IMITATION IS THE SINCEREST FORM OF FLATTERY

“I’m not a princess in the royal sense, but I was also wronged by a man who said he loved me . . . And remember, I was in love with him. I was trapped, too. I had a lot of pressure on me, and like Diana, I had nowhere to go, nowhere to hide.”

– Monica Lewinsky as reported yesterday in London’s Sunday Mirror by Andrew Golden, who sat in on a New York meeting with Lewinsky, Andrew Morton, author of Monica’s Story, and his publisher.

“I’d just like to say, like, I’m not Ernest Hemingway in the literal sense, but I also have gotten drunk on bad whiskey while at the keyboard . . . And, remember, I was in love with writing and the hooch. I was unshaven and fat too. I had a lot of pressure on me, and like Papa, I was too hung over and unqualified to do anything else.”
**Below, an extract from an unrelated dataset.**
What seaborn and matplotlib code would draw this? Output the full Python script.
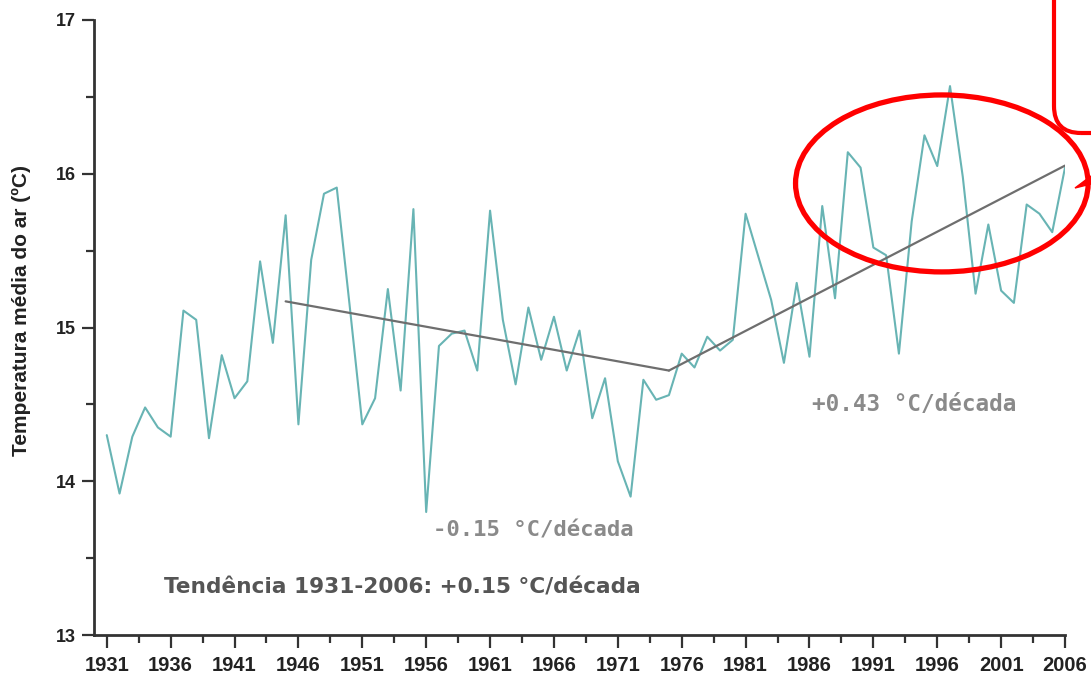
import numpy as np
import pandas as pd
import matplotlib
matplotlib.use("Agg")
import matplotlib.pyplot as plt
from matplotlib.patches import Ellipse, FancyBboxPatch, Polygon
from matplotlib.transforms import IdentityTransform
from matplotlib.ticker import FixedLocator
import seaborn as sns

# Annual mean air temperature (°C)
years = list(range(1931, 2007))
temperature = [
    14.30, 13.92, 14.29, 14.48, 14.35, 14.29, 15.11, 15.05, 14.28, 14.82,
    14.54, 14.65, 15.43, 14.90, 15.73, 14.37, 15.44, 15.87, 15.91, 15.15,
    14.37, 14.54, 15.25, 14.59, 15.77, 13.80, 14.88, 14.96, 14.98, 14.72,
    15.76, 15.05, 14.63, 15.13, 14.79, 15.07, 14.72, 14.98, 14.41, 14.67,
    14.13, 13.90, 14.66, 14.53, 14.56, 14.83, 14.74, 14.94, 14.85, 14.92,
    15.74, 15.46, 15.18, 14.77, 15.29, 14.81, 15.79, 15.19, 16.14, 16.04,
    15.52, 15.47, 14.83, 15.69, 16.25, 16.05, 16.57, 15.98, 15.22, 15.67,
    15.24, 15.16, 15.80, 15.74, 15.62, 16.04,
]

# Piecewise linear trends (rate in °C per decade)
trend_a_years = [1945, 1975]
trend_a_start = 15.17
trend_a_rate = -0.15
trend_b_years = [1975, 2006]
trend_b_start = 14.72
trend_b_rate = 0.43

x_major = list(range(1931, 2007, 5))
y_major = [13, 14, 15, 16, 17]

sns.set_style("ticks")
plt.rcParams["font.family"] = ["Liberation Sans", "DejaVu Sans"]

fig = plt.figure(figsize=(10.91, 6.75), dpi=100)
ax = fig.add_axes([94 / 1091, 1 - 635 / 675, (1065 - 94) / 1091, 615 / 675])

df = pd.DataFrame({"ano": years, "temp": temperature})
sns.lineplot(data=df, x="ano", y="temp", ax=ax, color="#68b4b4", lw=1.5)


def trend_frame(yrs, start, rate):
    vals = [start + rate / 10 * (y - yrs[0]) for y in yrs]
    return pd.DataFrame({"ano": yrs, "temp": vals})


for yrs, start, rate in [(trend_a_years, trend_a_start, trend_a_rate),
                         (trend_b_years, trend_b_start, trend_b_rate)]:
    sns.lineplot(data=trend_frame(yrs, start, rate), x="ano", y="temp",
                 ax=ax, color="#6e6e6e", lw=1.6)

ax.set_xlim(1930, 2006)
ax.set_ylim(13, 17)
ax.xaxis.set_major_locator(FixedLocator(x_major))
ax.xaxis.set_minor_locator(FixedLocator(np.arange(1933.5, 2006, 5)))
ax.yaxis.set_major_locator(FixedLocator(y_major))
ax.yaxis.set_minor_locator(FixedLocator(np.arange(13.5, 17, 1)))
ax.set_xticklabels([str(v) for v in x_major])
ax.set_yticklabels([str(v) for v in y_major])

for side in ["top", "right"]:
    ax.spines[side].set_visible(False)
for side in ["left", "bottom"]:
    ax.spines[side].set_color("#333333")
    ax.spines[side].set_linewidth(2)

ax.tick_params(axis="both", which="major", length=9, width=1.6, color="#333333", pad=4)
ax.tick_params(axis="x", which="major", pad=6)
ax.tick_params(axis="both", which="minor", length=5.5, width=1.6, color="#333333")
for lbl in ax.get_xticklabels():
    lbl.set_family(["Liberation Sans Narrow", "Liberation Sans", "DejaVu Sans"])
    lbl.set_fontsize(14.5)
    lbl.set_fontweight("bold")
    lbl.set_color("#222222")
for lbl in ax.get_yticklabels():
    lbl.set_fontsize(13)
    lbl.set_fontweight("bold")
    lbl.set_color("#222222")

ax.set_xlabel("")
ax.set_ylabel("Temperatura média do ar (ºC)", fontsize=15, fontweight="bold",
              color="#222222")
ax.yaxis.set_label_coords(-0.065, 0.528)

mono = ["DejaVu Sans Mono"]
ax.text(1986.2, 14.50, "+0.43 °C/década", family=mono, fontsize=16.3,
        fontweight="bold", color="#8a8a8a", va="center", ha="left")
ax.text(1956.5, 13.68, "-0.15 °C/década", family=mono, fontsize=16,
        fontweight="bold", color="#8a8a8a", va="center", ha="left")
ax.text(1935.5, 13.31, "Tendência 1931-2006: +0.15 °C/década",
        family=["DejaVu Sans"], fontsize=15.6, fontweight="bold",
        color="#555555", va="center", ha="left")

# Highlight of the warmest recent years
ax.add_patch(Ellipse((1996.36, 15.937), 22.9, 1.151, fill=False,
                     edgecolor="#ff0000", lw=3.8, clip_on=False, zorder=5))

# Callout box in the upper right corner
H = 675
fig.add_artist(FancyBboxPatch((1054, H - 133), 120, 220,
                              boxstyle="round,pad=0,rounding_size=27",
                              fill=False, edgecolor="#ff0000", lw=3,
                              transform=IdentityTransform()))
fig.add_artist(Polygon([(1091, H - 176), (1075, H - 188), (1091, H - 184)],
                       closed=True, facecolor="#ff0000", edgecolor="#ff0000",
                       lw=1, transform=IdentityTransform()))

fig.savefig("out.png", dpi=100)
– Jonah Goldberg, as reported this morning in National Review by his couch, which was sat upon during today’s re-run of Matlock.

MISCELLANEOUS

I want to thank everyone for their aid last week in voting for me in Hotline’s poll for who should replace Pat Buchanan on Crossfire. Please stop voting. The polls closed last week and cc-ing me on your votes is very nice, but unproductive. Some of you have asked what else you could do to help in my effort to find a reason to expend the effort to get out of bed in the morning. It’s appreciated and I’ll keep you informed. Apparently some of you are interested in subscribing to the Hotline. You can call their subscription department at 202-739-8400. There is one correction that I missed last Friday which apparently really needs clearing up. In a column last week I joked that I might be going to jail for ripping out Congressman Wexler’s spleen when appearing with him on Rivera Live. I said if that happened then I might not be able to file because my new husband might not let me. This was not a veiled suggestion that I’ve been doing too much research on Tinky Winky. Instead this was, I thought, a not-too-veiled joke about the special relationships which sometimes form with in the incarcerated community. Some of you seemed very, VERY, concerned about this. Fear not.